States should enact legislation on high-cost home loans that restricts unfair prepayment penalties and that prohibits or limits lending without independent homeownership counseling.
States should pass legislation enabling state attorneys general and state regulators to enforce the provisions of the Dodd-Frank Act.
Mortgage modifications and foreclosure prevention
The Bankruptcy Code should be revised to permit modification of mortgage loans secured by a primary residence.
To the extent that the federal government owns or acquires distressed mortgages, it should develop a streamlined system to facilitate meaningful mortgage modifications. The streamlined system should include transparent eligibility and modification guidelines.
A lead agency should be created or given authority to develop policies and procedures for rapidly modifying mortgage contracts, managing rental conversions, and leasing, selling, or demolishing vacated homes.
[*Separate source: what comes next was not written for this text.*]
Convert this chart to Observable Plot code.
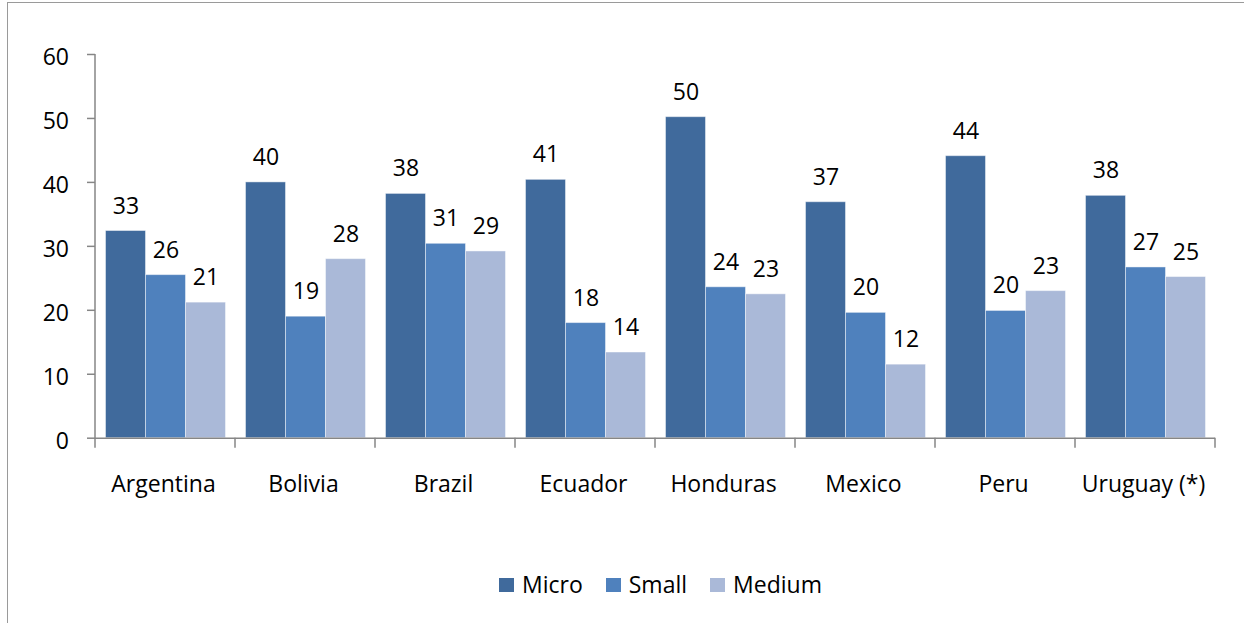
<!DOCTYPE html>
<html>
<head>
<meta charset="utf-8">
<script src="https://cdn.jsdelivr.net/npm/d3@7"></script>
<script src="https://cdn.jsdelivr.net/npm/@observablehq/plot@0.6"></script>
<style>
  html, body { margin: 0; padding: 0; background: #fff; }
  body { width: 1244px; height: 623px; overflow: hidden; position: relative; font-family: "Open Sans", sans-serif; }
  #frame { position: absolute; left: 7px; top: 2px; width: 1400px; height: 800px; border: 1.5px solid #9a9a9a; box-sizing: border-box; }
  #chart { position: absolute; left: 0; top: 0; }
  #legend { position: absolute; left: 499px; top: 573px; display: flex; align-items: center; font-size: 23px; line-height: 23px; color: #000; }
  .item { display: flex; align-items: center; margin-right: 23px; }
  .sw { width: 15px; height: 14px; margin-right: 8px; display: inline-block; }
</style>
</head>
<body>
<div id="frame"></div>
<div id="chart"></div>
<div id="legend"></div>
<script>
const countries = ["Argentina", "Bolivia", "Brazil", "Ecuador", "Honduras", "Mexico", "Peru", "Uruguay (*)"];
const series = ["Micro", "Small", "Medium"];
const colors = ["#406A9C", "#4F81BD", "#AAB9D8"];
const micro = [32.4, 40.0, 38.2, 40.4, 50.2, 36.9, 44.1, 37.9];
const small = [25.5, 19.0, 30.4, 18.0, 23.6, 19.6, 19.9, 26.7];
const medium = [21.2, 28.0, 29.2, 13.4, 22.5, 11.5, 23.0, 25.2];
const microLabels = [33, 40, 38, 41, 50, 37, 44, 38];
const smallLabels = [26, 19, 31, 18, 24, 20, 20, 27];
const mediumLabels = [21, 28, 29, 14, 23, 12, 23, 25];
const yTicks = [0, 10, 20, 30, 40, 50, 60];

const valuesBySeries = [micro, small, medium];
const labelsBySeries = [microLabels, smallLabels, mediumLabels];
const rows = [];
countries.forEach((c, i) => {
  series.forEach((s, j) => {
    rows.push({country: c, series: s, value: valuesBySeries[j][i], label: String(labelsBySeries[j][i])});
  });
});

const axisColor = "#868686";
const chart = Plot.plot({
  width: 1244,
  height: 520,
  marginLeft: 91.5,
  marginRight: 26.5,
  marginTop: 54,
  marginBottom: 82.3,
  style: {fontFamily: "Open Sans", fontSize: "23px", color: "#000", background: "transparent", overflow: "visible"},
  fx: {domain: countries, padding: 0, label: null},
  x: {domain: series, paddingInner: 0, paddingOuter: 0.245, axis: null},
  y: {domain: [0, 60], ticks: yTicks, label: null},
  color: {domain: series, range: colors},
  marks: [
    Plot.barY(rows, {fx: "country", x: "series", y: "value", fill: "series", stroke: "#ffffff", strokeOpacity: 0.45, strokeWidth: 1}),
    Plot.text(rows, {fx: "country", x: "series", y: "value", text: "label", dy: -17.5, lineAnchor: "bottom", fontSize: 23, fill: "#000"}),
    Plot.ruleY([0], {stroke: axisColor, strokeWidth: 1.5}),
    Plot.axisY({ticks: yTicks, tickSize: 8, tickFormat: () => "", stroke: axisColor, strokeWidth: 1.5, label: null}),
    Plot.axisY({ticks: yTicks, tickSize: 0, tickPadding: 26.5, dy: 3, label: null, fontSize: 23, fill: "#000"}),
    Plot.axisFx({anchor: "bottom", tickSize: 0, tickPadding: 37, dx: -2, label: null, fontSize: 23, fill: "#000"})
  ]
});
document.getElementById("chart").appendChild(chart);

// axis line and group boundary ticks from the chart's own scales
const fxS = chart.scale("fx");
const yS = chart.scale("y");
const svg = d3.select(chart);
const g = svg.append("g").attr("stroke", axisColor).attr("stroke-width", 1.5);
const y0 = yS.apply(0), yTop = yS.apply(60);
const left = fxS.apply(countries[0]);
g.append("line").attr("x1", left).attr("x2", left).attr("y1", y0 + 10).attr("y2", yTop);
countries.forEach(c => {
  const xr = fxS.apply(c) + fxS.bandwidth;
  g.append("line").attr("x1", xr).attr("x2", xr).attr("y1", y0).attr("y2", y0 + 10);
});

// legend
const legend = document.getElementById("legend");
series.forEach((s, i) => {
  const item = document.createElement("div");
  item.className = "item";
  const sw = document.createElement("span");
  sw.className = "sw";
  sw.style.background = colors[i];
  const t = document.createElement("span");
  t.textContent = s;
  item.appendChild(sw);
  item.appendChild(t);
  legend.appendChild(item);
});
</script>
</body>
</html>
Future securitizations should be structured to allow timely decisions on requests for mortgage modifications and short sales.
Servicing standards should also include the following:
- Servicers should have an affirmative duty to thoroughly evaluate borrowers for loss mitigation options, including principal reduction, prior to proceeding with a foreclosure, and to promptly offer loan modifications when they result in a greater net present value than foreclosure.
- Servicers should not initiate or refer for foreclosure or seek a stay in bankruptcy of a borrower while a good-faith modification evaluation or loss mitigation program application is in progress.
- Servicers should provide borrowers with a single point of contact for all loss mitigation communications.
- Servicer compensation should not favor foreclosure over loss mitigation.
- Servicers should be required to have a reasonable process for dealing with subordinate liens and should have a responsibility to act in the best interests of the first lien holders regardless of any servicer interest in the property.
States should create foreclosure mediation programs to help homeowners work with their mortgage servicer to negotiate a possible alternative to foreclosure.
States should establish minimum notice standards for foreclosures and regulate the activities of foreclosure consultants and similar professions.